## Objective:
Reproduce all the lines exactly as they stand, apart from the pictures.

# # # # # # #

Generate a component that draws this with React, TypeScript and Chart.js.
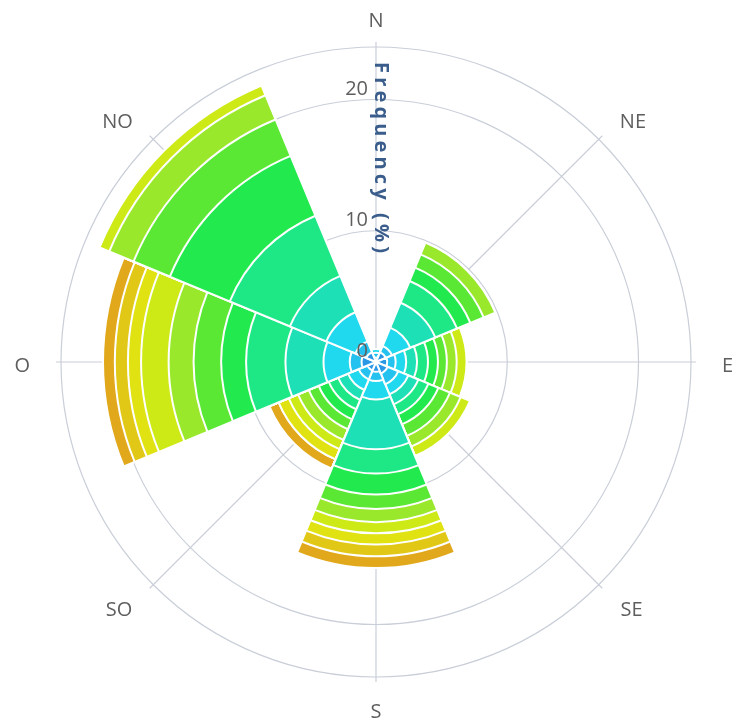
import React, { useEffect, useRef } from "react";
import { Chart, registerables } from "chart.js";

Chart.register(...registerables);

// Directions, clockwise from north
const directions = ["N", "NE", "E", "SE", "S", "SO", "O", "NO"];

// Speed classes (inner to outer)
const speedBins = [
  "0-1", "1-2", "2-3", "3-4", "4-5", "5-6",
  "6-7", "7-8", "8-9", "9-10", "10-11", "11+",
];

const binColors = [
  "#2b98e6", "#25c2f0", "#21d9ee", "#1ee0b6", "#1ee886", "#22ea4e",
  "#5ae834", "#9ae82c", "#cdea16", "#e0e212", "#e2c816", "#e0a81a",
];

// Frequency (%) per direction            N     NE    E     SE    S     SO    O     NO
const bin0 = [0.35, 0.8, 0.85, 0.95, 0.75, 0.7, 1.1, 0.8];
const bin1 = [0.35, 0.52, 0.65, 0.89, 0.7, 0.73, 0.9, 0.9];
const bin2 = [0.3, 1.51, 0.8, 0.83, 1.4, 0.88, 2.0, 2.4];
const bin3 = [0, 2.06, 0.83, 0.82, 3.8, 0.82, 2.9, 3.0];
const bin4 = [0, 1.79, 0.83, 0.83, 1.85, 0.77, 3.0, 4.96];
const bin5 = [0, 1.1, 0.76, 0.82, 1.6, 0.83, 1.9, 4.94];
const bin6 = [0, 1.1, 0.68, 0.96, 1.1, 0.82, 2.1, 3.0];
const bin7 = [0, 0.96, 0.75, 0.88, 1.0, 0.88, 1.9, 2.0];
const bin8 = [0, 0, 0.75, 0.77, 0.85, 0.77, 2.1, 0.8];
const bin9 = [0, 0, 0, 0, 0.85, 0.83, 1.0, 0];
const bin10 = [0, 0, 0, 0, 0.9, 0, 1.0, 0];
const bin11 = [0, 0, 0, 0, 0.9, 0.77, 0.9, 0];

const radialMax = 24;
const radialTicks = [0, 10, 20];
const axisTitle = "Frequency (%)";

const gridColor = "#c9ced8";
const labelColor = "#5e5e5e";
const titleColor = "#3a5d8c";

const roseDecor = {
  id: "roseDecor",
  beforeDatasetsDraw(chart: any) {
    const s = chart.scales.r;
    const ctx = chart.ctx;
    const cx = s.xCenter;
    const cy = s.yCenter;
    const R = s.drawingArea;
    ctx.save();
    ctx.strokeStyle = gridColor;
    ctx.lineWidth = 1.2;
    radialTicks.forEach((v) => {
      if (v === 0) return;
      ctx.beginPath();
      ctx.arc(cx, cy, s.getDistanceFromCenterForValue(v), 0, Math.PI * 2);
      ctx.stroke();
    });
    ctx.beginPath();
    ctx.arc(cx, cy, R, 0, Math.PI * 2);
    ctx.stroke();
    directions.forEach((_, k) => {
      const a = (k * Math.PI * 2) / directions.length;
      ctx.beginPath();
      ctx.moveTo(cx, cy);
      ctx.lineTo(cx + Math.sin(a) * (R + 5), cy - Math.cos(a) * (R + 5));
      ctx.stroke();
    });
    ctx.restore();
  },
  afterDatasetsDraw(chart: any) {
    const s = chart.scales.r;
    const ctx = chart.ctx;
    const cx = s.xCenter;
    const cy = s.yCenter;
    const R = s.drawingArea;
    ctx.save();
    // radial tick labels
    ctx.font = '20px "Open Sans"';
    ctx.fillStyle = labelColor;
    ctx.textAlign = "right";
    ctx.textBaseline = "alphabetic";
    radialTicks.forEach((v) => {
      const d = s.getDistanceFromCenterForValue(v);
      ctx.fillText(String(v), cx - 8, cy - d - 5);
    });
    // direction labels
    ctx.textAlign = "center";
    directions.forEach((lab, k) => {
      const a = (k * Math.PI * 2) / directions.length;
      const dx = Math.sin(a);
      const dy = -Math.cos(a);
      const w = ctx.measureText(lab).width;
      const px = cx + dx * (R + 23) + dx * (w / 2 + 8) + dx * Math.abs(dy) * 6;
      const py = cy + dy * (R + 23) + dy * 7.5 + 3;
      ctx.fillText(lab, px, py + 7);
    });
    // axis title, rotated along the north axis
    ctx.font = '700 20px "Open Sans"';
    ctx.fillStyle = titleColor;
    ctx.textAlign = "left";
    const base = ctx.measureText(axisTitle).width;
    const spacing = Math.max(0, (195 - base) / axisTitle.length);
    (ctx as any).letterSpacing = spacing + "px";
    ctx.translate(cx - 1, cy - s.getDistanceFromCenterForValue(22.85));
    ctx.rotate(Math.PI / 2);
    ctx.fillText(axisTitle, 0, 0);
    ctx.restore();
  },
};

export default function App() {
  const canvasRef = useRef<HTMLCanvasElement | null>(null);

  useEffect(() => {
    if (!canvasRef.current) return;
    const bins = [bin0, bin1, bin2, bin3, bin4, bin5, bin6, bin7, bin8, bin9, bin10, bin11];
    let running = directions.map(() => 0);
    const datasets = bins.map((b, i) => {
      running = running.map((v, k) => v + b[k]);
      return {
        label: speedBins[i],
        data: [...running],
        backgroundColor: binColors[i],
        borderColor: "#ffffff",
        borderWidth: 2,
      };
    });
    const chart = new Chart(canvasRef.current, {
      type: "polarArea",
      data: { labels: directions, datasets },
      options: {
        responsive: false,
        animation: false,
        layout: { padding: { left: 61, right: 46, top: 47, bottom: 47 } },
        plugins: {
          legend: { display: false },
          tooltip: { enabled: false },
        },
        scales: {
          r: {
            min: 0,
            max: radialMax,
            startAngle: -22.5,
            ticks: { display: false },
            grid: { display: false },
            angleLines: { display: false },
            pointLabels: { display: false },
          },
        },
      },
      plugins: [roseDecor],
    } as any);
    return () => chart.destroy();
  }, []);

  return (
    <div
      style={{
        position: "absolute",
        left: 0,
        top: 0,
        width: 737,
        height: 724,
        overflow: "hidden",
        background: "#ffffff",
      }}
    >
      <canvas ref={canvasRef} width={737} height={724} style={{ display: "block" }} />
    </div>
  );
}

# # # # # # #

## Solution to the exercise:
Generate a component that draws this with React, TypeScript and Chart.js.
import React, { useEffect, useRef } from "react";
import { Chart, registerables } from "chart.js";

Chart.register(...registerables);

// Directions, clockwise from north
const directions = ["N", "NE", "E", "SE", "S", "SO", "O", "NO"];

// Speed classes (inner to outer)
const speedBins = [
  "0-1", "1-2", "2-3", "3-4", "4-5", "5-6",
  "6-7", "7-8", "8-9", "9-10", "10-11", "11+",
];

const binColors = [
  "#2b98e6", "#25c2f0", "#21d9ee", "#1ee0b6", "#1ee886", "#22ea4e",
  "#5ae834", "#9ae82c", "#cdea16", "#e0e212", "#e2c816", "#e0a81a",
];

// Frequency (%) per direction            N     NE    E     SE    S     SO    O     NO
const bin0 = [0.35, 0.8, 0.85, 0.95, 0.75, 0.7, 1.1, 0.8];
const bin1 = [0.35, 0.52, 0.65, 0.89, 0.7, 0.73, 0.9, 0.9];
const bin2 = [0.3, 1.51, 0.8, 0.83, 1.4, 0.88, 2.0, 2.4];
const bin3 = [0, 2.06, 0.83, 0.82, 3.8, 0.82, 2.9, 3.0];
const bin4 = [0, 1.79, 0.83, 0.83, 1.85, 0.77, 3.0, 4.96];
const bin5 = [0, 1.1, 0.76, 0.82, 1.6, 0.83, 1.9, 4.94];
const bin6 = [0, 1.1, 0.68, 0.96, 1.1, 0.82, 2.1, 3.0];
const bin7 = [0, 0.96, 0.75, 0.88, 1.0, 0.88, 1.9, 2.0];
const bin8 = [0, 0, 0.75, 0.77, 0.85, 0.77, 2.1, 0.8];
const bin9 = [0, 0, 0, 0, 0.85, 0.83, 1.0, 0];
const bin10 = [0, 0, 0, 0, 0.9, 0, 1.0, 0];
const bin11 = [0, 0, 0, 0, 0.9, 0.77, 0.9, 0];

const radialMax = 24;
const radialTicks = [0, 10, 20];
const axisTitle = "Frequency (%)";

const gridColor = "#c9ced8";
const labelColor = "#5e5e5e";
const titleColor = "#3a5d8c";

const roseDecor = {
  id: "roseDecor",
  beforeDatasetsDraw(chart: any) {
    const s = chart.scales.r;
    const ctx = chart.ctx;
    const cx = s.xCenter;
    const cy = s.yCenter;
    const R = s.drawingArea;
    ctx.save();
    ctx.strokeStyle = gridColor;
    ctx.lineWidth = 1.2;
    radialTicks.forEach((v) => {
      if (v === 0) return;
      ctx.beginPath();
      ctx.arc(cx, cy, s.getDistanceFromCenterForValue(v), 0, Math.PI * 2);
      ctx.stroke();
    });
    ctx.beginPath();
    ctx.arc(cx, cy, R, 0, Math.PI * 2);
    ctx.stroke();
    directions.forEach((_, k) => {
      const a = (k * Math.PI * 2) / directions.length;
      ctx.beginPath();
      ctx.moveTo(cx, cy);
      ctx.lineTo(cx + Math.sin(a) * (R + 5), cy - Math.cos(a) * (R + 5));
      ctx.stroke();
    });
    ctx.restore();
  },
  afterDatasetsDraw(chart: any) {
    const s = chart.scales.r;
    const ctx = chart.ctx;
    const cx = s.xCenter;
    const cy = s.yCenter;
    const R = s.drawingArea;
    ctx.save();
    // radial tick labels
    ctx.font = '20px "Open Sans"';
    ctx.fillStyle = labelColor;
    ctx.textAlign = "right";
    ctx.textBaseline = "alphabetic";
    radialTicks.forEach((v) => {
      const d = s.getDistanceFromCenterForValue(v);
      ctx.fillText(String(v), cx - 8, cy - d - 5);
    });
    // direction labels
    ctx.textAlign = "center";
    directions.forEach((lab, k) => {
      const a = (k * Math.PI * 2) / directions.length;
      const dx = Math.sin(a);
      const dy = -Math.cos(a);
      const w = ctx.measureText(lab).width;
      const px = cx + dx * (R + 23) + dx * (w / 2 + 8) + dx * Math.abs(dy) * 6;
      const py = cy + dy * (R + 23) + dy * 7.5 + 3;
      ctx.fillText(lab, px, py + 7);
    });
    // axis title, rotated along the north axis
    ctx.font = '700 20px "Open Sans"';
    ctx.fillStyle = titleColor;
    ctx.textAlign = "left";
    const base = ctx.measureText(axisTitle).width;
    const spacing = Math.max(0, (195 - base) / axisTitle.length);
    (ctx as any).letterSpacing = spacing + "px";
    ctx.translate(cx - 1, cy - s.getDistanceFromCenterForValue(22.85));
    ctx.rotate(Math.PI / 2);
    ctx.fillText(axisTitle, 0, 0);
    ctx.restore();
  },
};

export default function App() {
  const canvasRef = useRef<HTMLCanvasElement | null>(null);

  useEffect(() => {
    if (!canvasRef.current) return;
    const bins = [bin0, bin1, bin2, bin3, bin4, bin5, bin6, bin7, bin8, bin9, bin10, bin11];
    let running = directions.map(() => 0);
    const datasets = bins.map((b, i) => {
      running = running.map((v, k) => v + b[k]);
      return {
        label: speedBins[i],
        data: [...running],
        backgroundColor: binColors[i],
        borderColor: "#ffffff",
        borderWidth: 2,
      };
    });
    const chart = new Chart(canvasRef.current, {
      type: "polarArea",
      data: { labels: directions, datasets },
      options: {
        responsive: false,
        animation: false,
        layout: { padding: { left: 61, right: 46, top: 47, bottom: 47 } },
        plugins: {
          legend: { display: false },
          tooltip: { enabled: false },
        },
        scales: {
          r: {
            min: 0,
            max: radialMax,
            startAngle: -22.5,
            ticks: { display: false },
            grid: { display: false },
            angleLines: { display: false },
            pointLabels: { display: false },
          },
        },
      },
      plugins: [roseDecor],
    } as any);
    return () => chart.destroy();
  }, []);

  return (
    <div
      style={{
        position: "absolute",
        left: 0,
        top: 0,
        width: 737,
        height: 724,
        overflow: "hidden",
        background: "#ffffff",
      }}
    >
      <canvas ref={canvasRef} width={737} height={724} style={{ display: "block" }} />
    </div>
  );
}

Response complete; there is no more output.